■ Written instruction
Return the data exactly, with all pictures removed.

■ Data shown
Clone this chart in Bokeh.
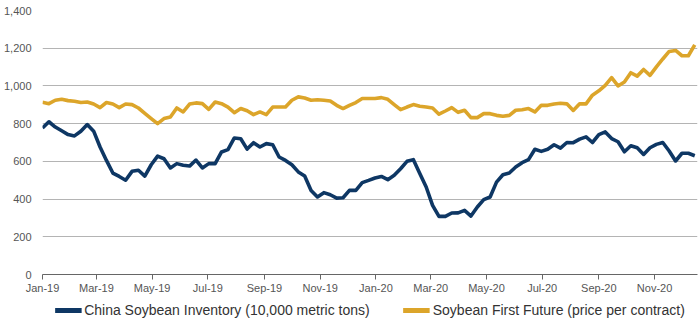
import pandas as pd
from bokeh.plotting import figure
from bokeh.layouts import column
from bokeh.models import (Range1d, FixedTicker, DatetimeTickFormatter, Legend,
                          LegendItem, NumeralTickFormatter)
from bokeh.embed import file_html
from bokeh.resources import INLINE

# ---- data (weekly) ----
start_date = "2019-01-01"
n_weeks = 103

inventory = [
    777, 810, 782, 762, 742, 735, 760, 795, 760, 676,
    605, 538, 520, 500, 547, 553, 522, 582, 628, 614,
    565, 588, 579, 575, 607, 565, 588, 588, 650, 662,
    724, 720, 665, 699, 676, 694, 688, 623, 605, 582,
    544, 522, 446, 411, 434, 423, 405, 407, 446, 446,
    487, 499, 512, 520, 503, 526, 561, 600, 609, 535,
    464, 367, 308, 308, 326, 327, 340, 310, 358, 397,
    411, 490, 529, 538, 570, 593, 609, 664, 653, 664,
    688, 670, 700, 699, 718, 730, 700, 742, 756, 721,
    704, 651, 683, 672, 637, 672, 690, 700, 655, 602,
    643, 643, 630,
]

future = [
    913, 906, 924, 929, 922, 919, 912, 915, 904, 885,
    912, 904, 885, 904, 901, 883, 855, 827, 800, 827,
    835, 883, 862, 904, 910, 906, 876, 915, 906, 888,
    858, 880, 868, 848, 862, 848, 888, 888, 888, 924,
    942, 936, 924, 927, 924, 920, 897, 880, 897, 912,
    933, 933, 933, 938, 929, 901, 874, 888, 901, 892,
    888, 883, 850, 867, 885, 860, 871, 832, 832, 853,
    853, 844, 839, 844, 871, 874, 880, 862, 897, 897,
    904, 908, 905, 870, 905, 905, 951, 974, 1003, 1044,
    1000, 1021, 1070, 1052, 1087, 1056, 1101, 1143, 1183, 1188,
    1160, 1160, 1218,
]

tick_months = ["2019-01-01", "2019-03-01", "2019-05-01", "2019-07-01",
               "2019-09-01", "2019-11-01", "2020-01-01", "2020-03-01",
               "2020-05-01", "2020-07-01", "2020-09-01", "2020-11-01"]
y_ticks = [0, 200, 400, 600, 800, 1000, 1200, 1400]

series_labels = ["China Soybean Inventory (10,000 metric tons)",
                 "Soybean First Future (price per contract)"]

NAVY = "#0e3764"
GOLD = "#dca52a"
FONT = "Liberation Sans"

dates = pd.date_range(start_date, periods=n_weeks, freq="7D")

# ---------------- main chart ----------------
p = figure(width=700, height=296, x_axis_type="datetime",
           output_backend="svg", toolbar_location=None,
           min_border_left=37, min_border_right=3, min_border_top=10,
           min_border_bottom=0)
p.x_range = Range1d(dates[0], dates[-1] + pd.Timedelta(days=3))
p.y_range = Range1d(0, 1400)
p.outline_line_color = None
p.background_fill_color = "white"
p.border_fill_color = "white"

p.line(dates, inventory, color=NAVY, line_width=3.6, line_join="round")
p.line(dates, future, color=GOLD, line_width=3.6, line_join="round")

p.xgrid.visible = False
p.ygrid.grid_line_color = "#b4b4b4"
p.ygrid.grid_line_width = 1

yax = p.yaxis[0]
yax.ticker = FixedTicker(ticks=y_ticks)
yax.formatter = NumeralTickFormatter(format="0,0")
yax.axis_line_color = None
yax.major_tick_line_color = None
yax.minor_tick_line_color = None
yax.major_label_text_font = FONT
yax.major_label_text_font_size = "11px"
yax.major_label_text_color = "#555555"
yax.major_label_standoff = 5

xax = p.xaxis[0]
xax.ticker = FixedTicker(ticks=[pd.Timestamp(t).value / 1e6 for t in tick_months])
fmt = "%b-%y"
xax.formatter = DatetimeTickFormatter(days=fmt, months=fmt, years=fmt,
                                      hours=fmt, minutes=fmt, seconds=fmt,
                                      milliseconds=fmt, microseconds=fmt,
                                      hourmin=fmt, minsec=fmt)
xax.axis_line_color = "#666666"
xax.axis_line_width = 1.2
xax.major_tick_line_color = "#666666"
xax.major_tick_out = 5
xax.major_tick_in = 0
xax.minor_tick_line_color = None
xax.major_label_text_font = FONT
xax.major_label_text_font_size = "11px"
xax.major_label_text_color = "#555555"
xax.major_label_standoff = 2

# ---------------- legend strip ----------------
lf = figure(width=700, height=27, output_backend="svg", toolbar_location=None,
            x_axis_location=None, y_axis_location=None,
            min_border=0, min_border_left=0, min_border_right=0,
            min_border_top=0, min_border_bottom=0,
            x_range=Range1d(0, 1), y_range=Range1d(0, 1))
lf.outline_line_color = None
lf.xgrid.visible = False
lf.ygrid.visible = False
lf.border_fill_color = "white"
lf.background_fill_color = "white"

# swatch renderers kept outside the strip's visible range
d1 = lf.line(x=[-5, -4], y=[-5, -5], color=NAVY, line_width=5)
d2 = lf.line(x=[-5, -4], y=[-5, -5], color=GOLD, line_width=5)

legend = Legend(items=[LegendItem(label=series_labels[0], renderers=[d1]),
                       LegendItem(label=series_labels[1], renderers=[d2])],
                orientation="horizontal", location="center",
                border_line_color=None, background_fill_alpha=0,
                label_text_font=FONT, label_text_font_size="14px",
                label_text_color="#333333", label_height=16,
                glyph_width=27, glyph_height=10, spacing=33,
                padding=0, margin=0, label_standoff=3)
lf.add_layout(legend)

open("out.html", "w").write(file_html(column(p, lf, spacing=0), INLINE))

■ Response
Clone this chart in Bokeh.
import pandas as pd
from bokeh.plotting import figure
from bokeh.layouts import column
from bokeh.models import (Range1d, FixedTicker, DatetimeTickFormatter, Legend,
                          LegendItem, NumeralTickFormatter)
from bokeh.embed import file_html
from bokeh.resources import INLINE

# ---- data (weekly) ----
start_date = "2019-01-01"
n_weeks = 103

inventory = [
    777, 810, 782, 762, 742, 735, 760, 795, 760, 676,
    605, 538, 520, 500, 547, 553, 522, 582, 628, 614,
    565, 588, 579, 575, 607, 565, 588, 588, 650, 662,
    724, 720, 665, 699, 676, 694, 688, 623, 605, 582,
    544, 522, 446, 411, 434, 423, 405, 407, 446, 446,
    487, 499, 512, 520, 503, 526, 561, 600, 609, 535,
    464, 367, 308, 308, 326, 327, 340, 310, 358, 397,
    411, 490, 529, 538, 570, 593, 609, 664, 653, 664,
    688, 670, 700, 699, 718, 730, 700, 742, 756, 721,
    704, 651, 683, 672, 637, 672, 690, 700, 655, 602,
    643, 643, 630,
]

future = [
    913, 906, 924, 929, 922, 919, 912, 915, 904, 885,
    912, 904, 885, 904, 901, 883, 855, 827, 800, 827,
    835, 883, 862, 904, 910, 906, 876, 915, 906, 888,
    858, 880, 868, 848, 862, 848, 888, 888, 888, 924,
    942, 936, 924, 927, 924, 920, 897, 880, 897, 912,
    933, 933, 933, 938, 929, 901, 874, 888, 901, 892,
    888, 883, 850, 867, 885, 860, 871, 832, 832, 853,
    853, 844, 839, 844, 871, 874, 880, 862, 897, 897,
    904, 908, 905, 870, 905, 905, 951, 974, 1003, 1044,
    1000, 1021, 1070, 1052, 1087, 1056, 1101, 1143, 1183, 1188,
    1160, 1160, 1218,
]

tick_months = ["2019-01-01", "2019-03-01", "2019-05-01", "2019-07-01",
               "2019-09-01", "2019-11-01", "2020-01-01", "2020-03-01",
               "2020-05-01", "2020-07-01", "2020-09-01", "2020-11-01"]
y_ticks = [0, 200, 400, 600, 800, 1000, 1200, 1400]

series_labels = ["China Soybean Inventory (10,000 metric tons)",
                 "Soybean First Future (price per contract)"]

NAVY = "#0e3764"
GOLD = "#dca52a"
FONT = "Liberation Sans"

dates = pd.date_range(start_date, periods=n_weeks, freq="7D")

# ---------------- main chart ----------------
p = figure(width=700, height=296, x_axis_type="datetime",
           output_backend="svg", toolbar_location=None,
           min_border_left=37, min_border_right=3, min_border_top=10,
           min_border_bottom=0)
p.x_range = Range1d(dates[0], dates[-1] + pd.Timedelta(days=3))
p.y_range = Range1d(0, 1400)
p.outline_line_color = None
p.background_fill_color = "white"
p.border_fill_color = "white"

p.line(dates, inventory, color=NAVY, line_width=3.6, line_join="round")
p.line(dates, future, color=GOLD, line_width=3.6, line_join="round")

p.xgrid.visible = False
p.ygrid.grid_line_color = "#b4b4b4"
p.ygrid.grid_line_width = 1

yax = p.yaxis[0]
yax.ticker = FixedTicker(ticks=y_ticks)
yax.formatter = NumeralTickFormatter(format="0,0")
yax.axis_line_color = None
yax.major_tick_line_color = None
yax.minor_tick_line_color = None
yax.major_label_text_font = FONT
yax.major_label_text_font_size = "11px"
yax.major_label_text_color = "#555555"
yax.major_label_standoff = 5

xax = p.xaxis[0]
xax.ticker = FixedTicker(ticks=[pd.Timestamp(t).value / 1e6 for t in tick_months])
fmt = "%b-%y"
xax.formatter = DatetimeTickFormatter(days=fmt, months=fmt, years=fmt,
                                      hours=fmt, minutes=fmt, seconds=fmt,
                                      milliseconds=fmt, microseconds=fmt,
                                      hourmin=fmt, minsec=fmt)
xax.axis_line_color = "#666666"
xax.axis_line_width = 1.2
xax.major_tick_line_color = "#666666"
xax.major_tick_out = 5
xax.major_tick_in = 0
xax.minor_tick_line_color = None
xax.major_label_text_font = FONT
xax.major_label_text_font_size = "11px"
xax.major_label_text_color = "#555555"
xax.major_label_standoff = 2

# ---------------- legend strip ----------------
lf = figure(width=700, height=27, output_backend="svg", toolbar_location=None,
            x_axis_location=None, y_axis_location=None,
            min_border=0, min_border_left=0, min_border_right=0,
            min_border_top=0, min_border_bottom=0,
            x_range=Range1d(0, 1), y_range=Range1d(0, 1))
lf.outline_line_color = None
lf.xgrid.visible = False
lf.ygrid.visible = False
lf.border_fill_color = "white"
lf.background_fill_color = "white"

# swatch renderers kept outside the strip's visible range
d1 = lf.line(x=[-5, -4], y=[-5, -5], color=NAVY, line_width=5)
d2 = lf.line(x=[-5, -4], y=[-5, -5], color=GOLD, line_width=5)

legend = Legend(items=[LegendItem(label=series_labels[0], renderers=[d1]),
                       LegendItem(label=series_labels[1], renderers=[d2])],
                orientation="horizontal", location="center",
                border_line_color=None, background_fill_alpha=0,
                label_text_font=FONT, label_text_font_size="14px",
                label_text_color="#333333", label_height=16,
                glyph_width=27, glyph_height=10, spacing=33,
                padding=0, margin=0, label_standoff=3)
lf.add_layout(legend)

open("out.html", "w").write(file_html(column(p, lf, spacing=0), INLINE))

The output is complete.